DATA TO PROCESS:
————

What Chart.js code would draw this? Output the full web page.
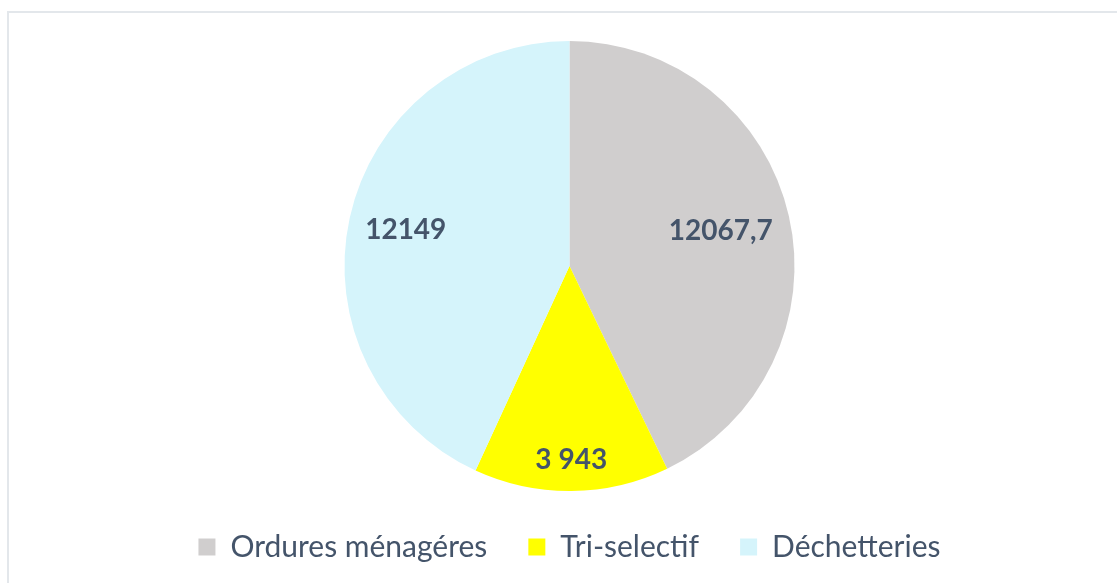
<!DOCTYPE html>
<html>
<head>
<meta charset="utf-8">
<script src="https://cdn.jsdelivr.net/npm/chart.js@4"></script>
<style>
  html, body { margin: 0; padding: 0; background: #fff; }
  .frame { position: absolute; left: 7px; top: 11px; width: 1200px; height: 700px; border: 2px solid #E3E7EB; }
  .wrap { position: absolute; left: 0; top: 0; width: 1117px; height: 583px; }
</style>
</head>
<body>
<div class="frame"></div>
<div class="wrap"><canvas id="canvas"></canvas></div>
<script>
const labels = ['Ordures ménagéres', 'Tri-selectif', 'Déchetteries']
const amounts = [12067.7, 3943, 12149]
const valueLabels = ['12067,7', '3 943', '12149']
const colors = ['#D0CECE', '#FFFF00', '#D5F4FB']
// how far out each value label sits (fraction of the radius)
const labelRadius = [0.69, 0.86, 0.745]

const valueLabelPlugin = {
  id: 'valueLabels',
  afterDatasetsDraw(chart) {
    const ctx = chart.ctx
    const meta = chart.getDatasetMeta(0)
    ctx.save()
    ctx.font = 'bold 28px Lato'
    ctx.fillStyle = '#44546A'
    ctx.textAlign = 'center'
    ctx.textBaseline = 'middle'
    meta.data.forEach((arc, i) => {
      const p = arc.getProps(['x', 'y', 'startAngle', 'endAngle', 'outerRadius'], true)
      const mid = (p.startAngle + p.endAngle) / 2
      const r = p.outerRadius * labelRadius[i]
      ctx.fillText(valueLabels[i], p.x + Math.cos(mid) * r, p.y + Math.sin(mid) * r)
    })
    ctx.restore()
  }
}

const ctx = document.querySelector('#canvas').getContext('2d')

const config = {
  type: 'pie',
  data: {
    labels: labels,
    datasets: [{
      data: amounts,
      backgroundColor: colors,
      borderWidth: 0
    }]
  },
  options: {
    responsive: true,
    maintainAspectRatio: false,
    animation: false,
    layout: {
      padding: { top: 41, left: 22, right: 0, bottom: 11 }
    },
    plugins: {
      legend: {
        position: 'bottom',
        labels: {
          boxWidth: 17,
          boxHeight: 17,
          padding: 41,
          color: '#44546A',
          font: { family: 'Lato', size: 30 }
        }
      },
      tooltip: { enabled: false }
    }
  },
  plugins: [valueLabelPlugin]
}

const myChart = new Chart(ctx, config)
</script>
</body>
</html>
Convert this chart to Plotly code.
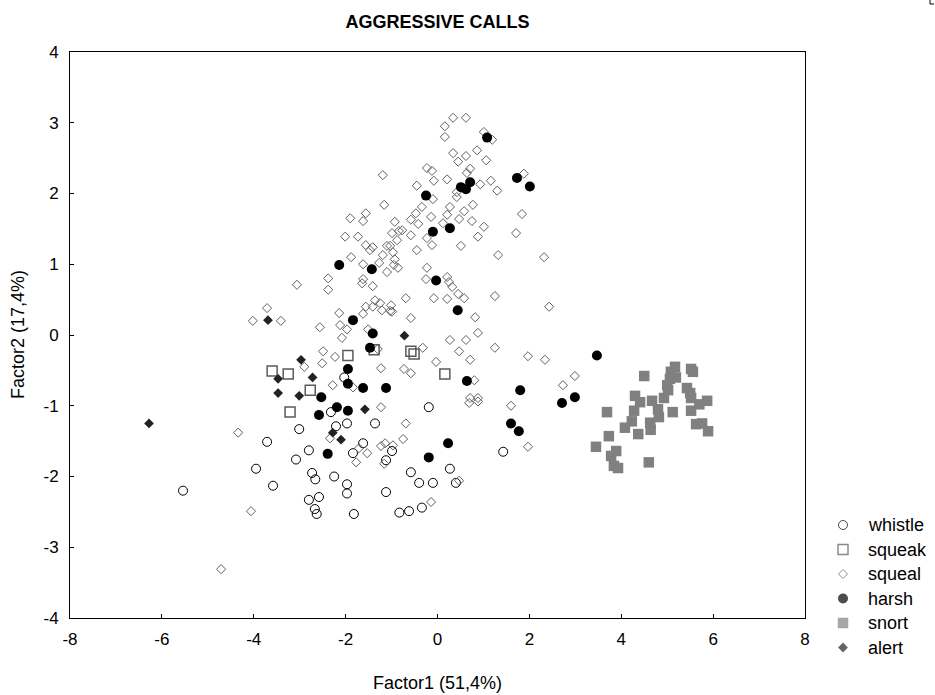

————

Give the lines again word for word, from the start of the records to the line holding "const labelRadius = [0.69, 0.86, 0.745]", both included, and leave out any picture.

What Chart.js code would draw this? Output the full web page.
<!DOCTYPE html>
<html>
<head>
<meta charset="utf-8">
<script src="https://cdn.jsdelivr.net/npm/chart.js@4"></script>
<style>
  html, body { margin: 0; padding: 0; background: #fff; }
  .frame { position: absolute; left: 7px; top: 11px; width: 1200px; height: 700px; border: 2px solid #E3E7EB; }
  .wrap { position: absolute; left: 0; top: 0; width: 1117px; height: 583px; }
</style>
</head>
<body>
<div class="frame"></div>
<div class="wrap"><canvas id="canvas"></canvas></div>
<script>
const labels = ['Ordures ménagéres', 'Tri-selectif', 'Déchetteries']
const amounts = [12067.7, 3943, 12149]
const valueLabels = ['12067,7', '3 943', '12149']
const colors = ['#D0CECE', '#FFFF00', '#D5F4FB']
// how far out each value label sits (fraction of the radius)
const labelRadius = [0.69, 0.86, 0.745]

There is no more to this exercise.